Sussieck: Zwar ist Wissen im Internet schnell zu finden, doch bis es „geistiges Eigentum“ eines Schülers oder Menschen ist, muss ja in der Regel mehr passieren als das bloße Durchlesen. Ein engagierter und begeisternder Lehrer oder Vermittler ist da doch eine gute Wahl, oder?
Pallesche: Ja, unbedingt ist ein motivierter und engagierter Lehrender notwendig für das Erleben des Lernens. Geschichten, Spannung können das Lernen nachhaltig machen. Es müssen neue Methoden und Didaktiken entwickelt werden. Räume müssen geöffnet werden, an denen gelernt wird. Warum soll das Lernen nur im Unterrichtsraum stattfinden?
Der Jugend fehlt die Erfahrung der Achtsamkeit ohne Medien. Sie sind dauer-online und müssen das Abschalten lernen. Deshalb ermöglichen wir die Entwicklung von Fähigkeiten an bestimmten Orten. Wir kooperieren beispielsweise mit dem nahen Mehrgenerationenhaus. Die Schüler gehen dorthin, beraten die Älteren in punkto digitalen Fragestellungen, sie machen dort Praktika und erleben Dinge, die sie für ihr Leben nicht mehr vergessen werden. Durch das Erlebnis erfolgt der Effekt der notwendigen Werteentwicklung. In einem Nebengebäude des Schulhauses ist das „Wunderland“ untergebracht. Hier gibt es viele verschiedene Räume, denen bestimmte Funktionen zugewiesen werden. So gibt es hier zum Beispiel ein „Ideenbüro“, in dem die Schüler, Lehrer und Eltern ihre Ideen für Unterricht und Schule abgeben können. Der „Maker Space“ ist eine Art Werkstatt und Filmraum, in dem beispielsweise Erklärfilme von Schülern für Schüler hergestellt werden, die auch von den Lehrern im Unterricht verwendet werden.
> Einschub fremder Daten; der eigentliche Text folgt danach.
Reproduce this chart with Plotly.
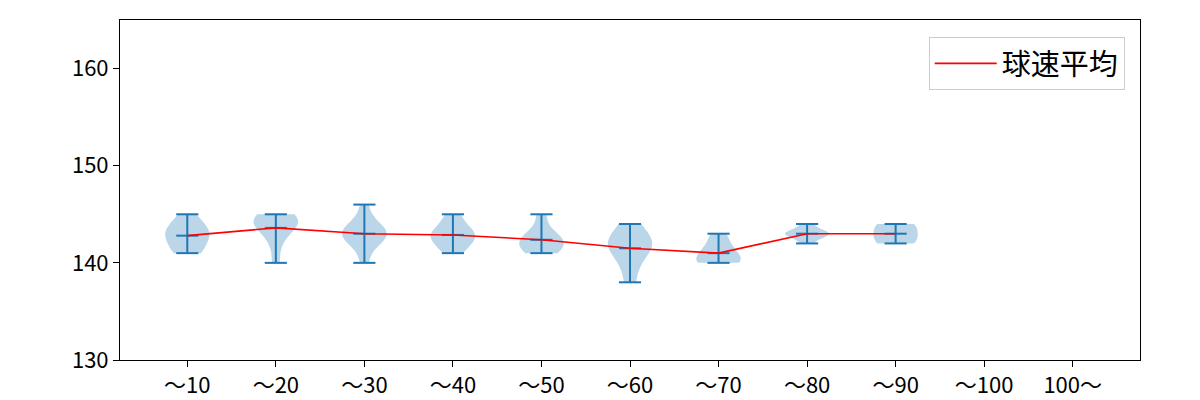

Sussieck: Wer hat die Digitalisierung bezahlt und wer trägt die laufenden Kosten?
Pallesche: Die Stadt Karlsruhe ist sehr großzügig bei der Unterstützung von Schulen. Die Schule trägt sich daneben im Wesentlichen durch drei Quellen: Sponsoring, Stiftungen und die vielen Preise, die sie gewinnt und die mit Geld verbunden sind.
Sussieck: Haben Sie auch schlechte Erfahrungen mit der Digitalisierung gemacht? Haben Sie Anfangsfehler gemacht? Wer hat Sie beraten und unterstützt? Woher kommt das pädagogische Konzept?
Pallesche: Wir haben das meiste selbst gemacht. Unterstützung erhielten wir durch unsere zahlreichen Kooperationspartner, wie das Stadt- und Landesmedienzentrum, die Hochschule der Medien in Stuttgart, aber auch lokale und überregionale Firmen.
Sussieck: Könnte die Zusammenarbeit mit einem externen Bildungsanbieter, z.B. einer Nachhilfeschule, Ihrer Schule helfen? Sie werden ja auch unterstützt von anderen externen Anbietern?
Pallesche: Das wäre ideal! So läuft alles nebeneinander her.
Sussieck: Welches Selbstverständnis haben Sie als Schulleiter?
Pallesche: Ich fühle mich als Ermöglicher – bei Lehrern und bei Schülern. Die Menschen an der Schule müssen die Ideen weitertragen.
Sussieck: Welche Verbesserungsvorschläge haben Sie an die „Politik“?
Pallesche: Die Politiker sollten sich einmal gute Bildungssystem im Ausland, wie beispielsweise in Estland oder Skandinavien anschauen. Politik ist leider meist nur ein Fünf-Jahresgeschäft. (Positive) Veränderungen in der Bildungswelt sind oftmals allerdings erst deutlich später sichtbar.